Things are looking up for Thailand's power industry when it begins to deploy "smart grid" technology, which allows consumers and electricity utilities to become interconnected and to gain intelligence information on their real-time supply and demand behaviour.Martin Hauske, managing director of Accenture's smart grid services in Asia Pacific, said an Accenture survey found that energy utilities could potentially see their revenues shredding by 15 per cent from an evolution of new energy technologies that include energy conservation and demand response, energy efficiencies, energy substitution and distributed generation resources.
Accenture has joined forces with Chulalongkorn University to advise a Thai power utility to develop its roadmap toward the smart grid system.

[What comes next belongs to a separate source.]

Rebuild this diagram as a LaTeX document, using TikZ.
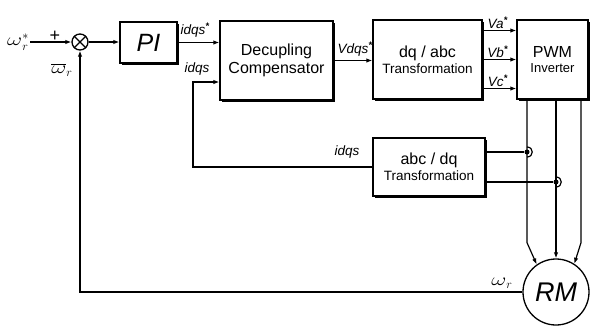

Eighty-five utilities executives from 20 countries took part in the study, which also found a growing threat in the areas of greater competition and rising risk of grid faults.
The impact of new technologies on utilities' revenues is estimated at up to $48 billion in the United States, and up to 61 billion euros in Europe, based on the potential power load reduction.
More opportunities than threats
However, in the case of Thailand, Hauske said he foresees more opportunities than threats for the country to leverage new technologies, including distributed energy resources such as solar power and energy storage technologies to lower its electricity costs.
"And since Thailand is heavily relying on [natural] gas, so to replace it with renewable energy is an advantage for Thailand," he said.
Hauske said solar power has already reached the "tipping point" to gain the "grid parity" in most parts of the world, including Thailand.
But due to the intermittent nature of renewable energy, the country needs to strengthen the reliability of its power grid through "digitising" it with analytics technology, automated system, and on the consumers side, smart meters.